Thursday, April 5, 2007

Which Catcher’s Mask Works Better?

As Baseball Season Begins, Which Catcher’s Mask Works Better? Kettering University Students Test Traditional and Hockey Style Masks During Research Project

FInspired by professional baseball catcher Mike Matheny’s forced early retirement from major league play, four Kettering University seniors tested the protective properties of catcher’s masks. Their findings support one for foul tips and the other for batter backswings.

Using high speed video, a crash test dummy and a skeet throwing machine, they propelled a baseball at about 100 mph at the dummy wearing both styles of catcher’s mask. Both masks that the group tested were manufactured for professional use by All-Star, a division of Ampac Enterprises.

Crash dummies are instrumented with accelerometers that indicate possible brain or closed-head injuries in humans. The group measured the G-forces exerted on the head in two different types of tests; frontal impact test, simulating a foul-tip, and side impact test, simulating a batter’s backswing striking the side of a catcher’s head.

The traditional style mask performed better on frontal impact. Peak G-force of the traditional mask at this location was 3.763, while peak G-force for the hockey-style mask was 9.814.

The hockey style mask performed better on side impact with a G-force of 13.57 in comparison to the traditional mask recording a value of 32.02.

Their conclusion, the traditional style catcher’s mask is better against a foul-tip, and a hockey-style catcher’s mask is better against a hitter’s backswing. The front impact location was where the foul-tip that ended Mike Matheny’s career struck on the hockey-style catcher’s mask.

The old style is a two-piece design with a metal cage with padding across the forehead and over the cheekbones and chin areas, with no padding on the sides of the head and a helmet with no padding.

The hockey-style looks like a goalie mask, a plastic outer shell over a metal frame and padding underneath with protective coverage back to the ear area and over the top of the head in front.

The research team was Morris “Mo” Roth of Commack, N.Y.; Scott Barel of Sterling Heights, Mich.; Jeff Schulze of Bay Port, Mich.; and Josh Maag of Leipsic, Ohio.
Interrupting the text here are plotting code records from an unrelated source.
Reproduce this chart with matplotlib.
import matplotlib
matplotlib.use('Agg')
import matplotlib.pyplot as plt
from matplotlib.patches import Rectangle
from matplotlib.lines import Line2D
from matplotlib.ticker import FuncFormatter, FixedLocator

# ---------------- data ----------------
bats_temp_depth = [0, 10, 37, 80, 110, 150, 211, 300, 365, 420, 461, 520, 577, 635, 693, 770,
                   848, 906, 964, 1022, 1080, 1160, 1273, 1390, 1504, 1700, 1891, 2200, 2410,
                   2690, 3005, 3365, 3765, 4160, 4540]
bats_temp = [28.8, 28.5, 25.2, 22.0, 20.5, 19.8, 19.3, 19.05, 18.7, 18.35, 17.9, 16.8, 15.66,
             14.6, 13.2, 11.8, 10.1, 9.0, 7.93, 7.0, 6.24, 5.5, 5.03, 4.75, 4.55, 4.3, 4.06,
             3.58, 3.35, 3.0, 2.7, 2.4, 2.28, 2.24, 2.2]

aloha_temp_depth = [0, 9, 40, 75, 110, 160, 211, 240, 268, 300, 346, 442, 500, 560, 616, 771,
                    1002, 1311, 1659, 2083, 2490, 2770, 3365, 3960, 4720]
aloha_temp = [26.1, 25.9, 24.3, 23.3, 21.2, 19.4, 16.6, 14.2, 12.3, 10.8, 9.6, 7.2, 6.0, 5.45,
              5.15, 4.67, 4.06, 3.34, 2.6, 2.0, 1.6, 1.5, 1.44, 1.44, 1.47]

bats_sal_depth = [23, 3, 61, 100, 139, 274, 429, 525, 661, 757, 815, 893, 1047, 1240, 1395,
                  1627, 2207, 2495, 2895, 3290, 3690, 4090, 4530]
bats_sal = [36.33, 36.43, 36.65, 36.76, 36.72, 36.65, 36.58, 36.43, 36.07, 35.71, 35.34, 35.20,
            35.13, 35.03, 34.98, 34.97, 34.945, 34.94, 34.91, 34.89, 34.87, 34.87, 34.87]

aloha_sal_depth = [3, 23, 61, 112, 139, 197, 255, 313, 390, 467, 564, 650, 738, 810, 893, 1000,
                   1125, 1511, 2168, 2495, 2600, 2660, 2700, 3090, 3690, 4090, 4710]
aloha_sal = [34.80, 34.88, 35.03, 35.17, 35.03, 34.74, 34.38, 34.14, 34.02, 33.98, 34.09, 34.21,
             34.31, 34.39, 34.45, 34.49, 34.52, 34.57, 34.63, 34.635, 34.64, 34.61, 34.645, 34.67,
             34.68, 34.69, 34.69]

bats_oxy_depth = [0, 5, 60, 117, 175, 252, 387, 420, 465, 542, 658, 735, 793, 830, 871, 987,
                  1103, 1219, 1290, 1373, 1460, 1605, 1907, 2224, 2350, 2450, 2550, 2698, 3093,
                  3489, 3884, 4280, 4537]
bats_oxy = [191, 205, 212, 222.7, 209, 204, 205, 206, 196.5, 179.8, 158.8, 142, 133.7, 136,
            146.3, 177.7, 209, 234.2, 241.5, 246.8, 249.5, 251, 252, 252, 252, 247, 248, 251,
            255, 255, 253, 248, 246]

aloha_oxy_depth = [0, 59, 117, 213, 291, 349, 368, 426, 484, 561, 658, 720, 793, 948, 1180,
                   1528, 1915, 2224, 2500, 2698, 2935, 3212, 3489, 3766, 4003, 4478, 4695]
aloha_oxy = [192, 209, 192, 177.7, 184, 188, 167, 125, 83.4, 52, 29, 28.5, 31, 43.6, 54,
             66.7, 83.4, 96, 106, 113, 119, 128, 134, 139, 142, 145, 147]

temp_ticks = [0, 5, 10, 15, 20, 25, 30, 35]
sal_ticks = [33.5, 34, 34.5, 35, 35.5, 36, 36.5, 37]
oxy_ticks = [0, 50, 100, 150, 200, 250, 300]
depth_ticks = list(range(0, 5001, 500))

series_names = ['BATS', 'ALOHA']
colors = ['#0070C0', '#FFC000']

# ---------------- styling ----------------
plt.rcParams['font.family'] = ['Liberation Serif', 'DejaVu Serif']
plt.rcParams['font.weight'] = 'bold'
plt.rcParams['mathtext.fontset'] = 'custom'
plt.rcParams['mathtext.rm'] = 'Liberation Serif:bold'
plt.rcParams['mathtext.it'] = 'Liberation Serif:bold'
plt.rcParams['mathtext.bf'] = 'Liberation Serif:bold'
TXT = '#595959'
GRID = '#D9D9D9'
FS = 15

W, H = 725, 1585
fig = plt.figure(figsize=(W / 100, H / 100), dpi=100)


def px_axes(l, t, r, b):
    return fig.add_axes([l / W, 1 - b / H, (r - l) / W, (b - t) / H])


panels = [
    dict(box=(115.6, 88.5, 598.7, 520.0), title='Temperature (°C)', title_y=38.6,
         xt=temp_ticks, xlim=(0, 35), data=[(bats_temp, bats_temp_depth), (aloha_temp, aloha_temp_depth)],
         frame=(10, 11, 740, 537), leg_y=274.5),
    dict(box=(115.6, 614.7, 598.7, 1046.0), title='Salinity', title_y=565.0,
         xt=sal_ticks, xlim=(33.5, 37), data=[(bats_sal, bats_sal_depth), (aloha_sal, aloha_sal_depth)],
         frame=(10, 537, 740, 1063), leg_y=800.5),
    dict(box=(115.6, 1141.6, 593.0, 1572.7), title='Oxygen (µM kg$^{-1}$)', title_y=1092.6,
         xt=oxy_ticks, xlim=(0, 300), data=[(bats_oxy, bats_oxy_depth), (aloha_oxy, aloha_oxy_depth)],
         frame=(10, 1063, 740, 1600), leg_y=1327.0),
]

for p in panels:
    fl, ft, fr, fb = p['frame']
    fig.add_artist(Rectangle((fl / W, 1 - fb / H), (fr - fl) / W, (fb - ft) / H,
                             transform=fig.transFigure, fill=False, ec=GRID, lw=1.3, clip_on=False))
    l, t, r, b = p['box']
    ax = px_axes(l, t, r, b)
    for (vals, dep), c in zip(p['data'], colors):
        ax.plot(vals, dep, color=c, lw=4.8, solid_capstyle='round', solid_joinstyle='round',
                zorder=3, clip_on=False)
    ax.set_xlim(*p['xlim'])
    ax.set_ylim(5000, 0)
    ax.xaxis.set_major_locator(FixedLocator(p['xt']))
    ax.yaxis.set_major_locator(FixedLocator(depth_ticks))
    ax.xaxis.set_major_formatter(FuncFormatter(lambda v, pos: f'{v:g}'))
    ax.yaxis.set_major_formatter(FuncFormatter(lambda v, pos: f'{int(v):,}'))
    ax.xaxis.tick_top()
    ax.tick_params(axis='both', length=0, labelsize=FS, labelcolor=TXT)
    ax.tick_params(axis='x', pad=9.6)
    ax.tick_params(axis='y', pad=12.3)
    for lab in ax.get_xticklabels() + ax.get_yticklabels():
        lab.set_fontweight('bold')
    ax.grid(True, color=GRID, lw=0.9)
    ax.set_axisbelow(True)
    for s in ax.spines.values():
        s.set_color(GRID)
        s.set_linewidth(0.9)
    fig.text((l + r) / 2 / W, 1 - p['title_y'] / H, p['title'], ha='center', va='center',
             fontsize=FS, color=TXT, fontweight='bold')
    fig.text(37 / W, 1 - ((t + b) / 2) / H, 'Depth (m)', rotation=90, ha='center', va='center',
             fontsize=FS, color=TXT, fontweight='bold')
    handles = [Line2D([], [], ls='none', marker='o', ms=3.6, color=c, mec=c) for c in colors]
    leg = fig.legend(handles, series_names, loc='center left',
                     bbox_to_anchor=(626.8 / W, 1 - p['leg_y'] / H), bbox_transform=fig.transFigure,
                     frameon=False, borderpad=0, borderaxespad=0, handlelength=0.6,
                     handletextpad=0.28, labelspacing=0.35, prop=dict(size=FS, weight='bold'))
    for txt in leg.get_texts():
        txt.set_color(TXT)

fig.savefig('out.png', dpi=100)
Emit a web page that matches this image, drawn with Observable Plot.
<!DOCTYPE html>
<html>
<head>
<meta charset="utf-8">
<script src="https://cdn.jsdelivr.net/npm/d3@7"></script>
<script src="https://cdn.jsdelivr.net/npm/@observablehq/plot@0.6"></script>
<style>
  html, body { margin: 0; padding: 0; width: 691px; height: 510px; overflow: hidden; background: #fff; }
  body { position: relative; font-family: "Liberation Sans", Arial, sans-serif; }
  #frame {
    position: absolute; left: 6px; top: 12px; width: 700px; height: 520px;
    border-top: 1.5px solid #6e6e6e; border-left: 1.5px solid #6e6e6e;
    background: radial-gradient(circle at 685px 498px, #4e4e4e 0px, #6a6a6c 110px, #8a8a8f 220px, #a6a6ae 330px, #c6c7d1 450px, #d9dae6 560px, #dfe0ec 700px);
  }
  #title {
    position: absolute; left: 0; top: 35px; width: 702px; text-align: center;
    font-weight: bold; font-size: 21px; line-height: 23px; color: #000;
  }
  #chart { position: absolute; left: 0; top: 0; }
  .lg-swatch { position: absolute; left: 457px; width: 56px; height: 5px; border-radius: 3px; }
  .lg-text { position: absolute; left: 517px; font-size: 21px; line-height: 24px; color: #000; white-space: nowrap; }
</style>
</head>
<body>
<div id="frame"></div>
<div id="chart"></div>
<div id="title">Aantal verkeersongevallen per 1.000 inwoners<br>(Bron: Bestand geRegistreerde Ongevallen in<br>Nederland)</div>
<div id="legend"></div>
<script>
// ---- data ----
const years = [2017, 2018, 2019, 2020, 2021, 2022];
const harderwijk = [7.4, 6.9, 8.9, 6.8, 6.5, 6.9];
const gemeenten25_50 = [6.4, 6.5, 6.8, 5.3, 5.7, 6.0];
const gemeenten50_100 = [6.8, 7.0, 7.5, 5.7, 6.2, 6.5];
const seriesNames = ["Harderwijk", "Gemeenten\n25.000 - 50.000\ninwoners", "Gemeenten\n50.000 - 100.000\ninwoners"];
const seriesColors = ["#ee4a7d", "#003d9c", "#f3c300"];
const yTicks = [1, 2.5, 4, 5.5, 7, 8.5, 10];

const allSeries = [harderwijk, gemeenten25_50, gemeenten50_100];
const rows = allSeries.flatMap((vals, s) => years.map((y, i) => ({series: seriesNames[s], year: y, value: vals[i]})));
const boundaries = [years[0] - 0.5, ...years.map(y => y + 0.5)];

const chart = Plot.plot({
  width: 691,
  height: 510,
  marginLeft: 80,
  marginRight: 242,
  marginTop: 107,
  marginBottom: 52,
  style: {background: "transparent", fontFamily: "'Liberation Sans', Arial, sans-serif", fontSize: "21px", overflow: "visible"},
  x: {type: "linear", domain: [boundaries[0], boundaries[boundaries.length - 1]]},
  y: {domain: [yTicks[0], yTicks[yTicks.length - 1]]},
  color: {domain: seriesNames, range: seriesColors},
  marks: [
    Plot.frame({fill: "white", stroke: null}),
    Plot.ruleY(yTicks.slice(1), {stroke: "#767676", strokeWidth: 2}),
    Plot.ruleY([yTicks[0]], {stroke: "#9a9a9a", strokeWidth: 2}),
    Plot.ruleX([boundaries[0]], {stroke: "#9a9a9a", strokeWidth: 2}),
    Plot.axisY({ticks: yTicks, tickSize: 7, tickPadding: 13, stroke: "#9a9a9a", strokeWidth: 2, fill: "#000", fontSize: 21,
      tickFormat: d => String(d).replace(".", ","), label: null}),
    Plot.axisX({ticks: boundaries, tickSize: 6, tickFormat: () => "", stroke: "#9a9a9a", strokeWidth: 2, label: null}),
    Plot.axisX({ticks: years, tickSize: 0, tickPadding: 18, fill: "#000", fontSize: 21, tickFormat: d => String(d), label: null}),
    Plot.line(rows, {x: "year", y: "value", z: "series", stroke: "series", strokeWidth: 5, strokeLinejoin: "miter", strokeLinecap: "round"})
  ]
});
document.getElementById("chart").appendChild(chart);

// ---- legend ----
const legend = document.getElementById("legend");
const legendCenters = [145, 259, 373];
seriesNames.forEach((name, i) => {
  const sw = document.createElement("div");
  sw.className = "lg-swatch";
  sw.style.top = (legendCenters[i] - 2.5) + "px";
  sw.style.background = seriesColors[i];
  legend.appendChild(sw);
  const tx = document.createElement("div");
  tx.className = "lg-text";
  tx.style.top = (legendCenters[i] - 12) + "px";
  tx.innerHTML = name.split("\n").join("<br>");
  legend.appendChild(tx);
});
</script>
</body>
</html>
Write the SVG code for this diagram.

To see photos from the student project, visit www.kettering.edu and click on: “Foul tip trauma.”

1 comment:

Hit in the head said...

Ok. Mike Metheny had a series of hard hits in a short period of time … that’s what caused his concussion. It was not just one hit to the mask.
In the test that these students performed they used a high school rated mask… nothing compared to what the pros wear. There is no way that they should be making these judgments on what is safe or not if they are not testing the helmet within the helmets fields. Sure Kettering U students, if you want to shoot a 100 mph fastball at a high school rated mask and make the general conclusion that “hockey style masks” don’t test well enough for MLB players go ahead. Just know that it makes no sense (aren’t they students? Shouldn’t they know you can’t compare apples to oranges?). Here is my advice for “Mo” and his buddies: Get a MLB mask, shoot balls at it, and then make your judgments.
Trust me, I would take a foul tip with a HSM any day compared to a regular mask.

This is a really cool experiment… just done very very poorly.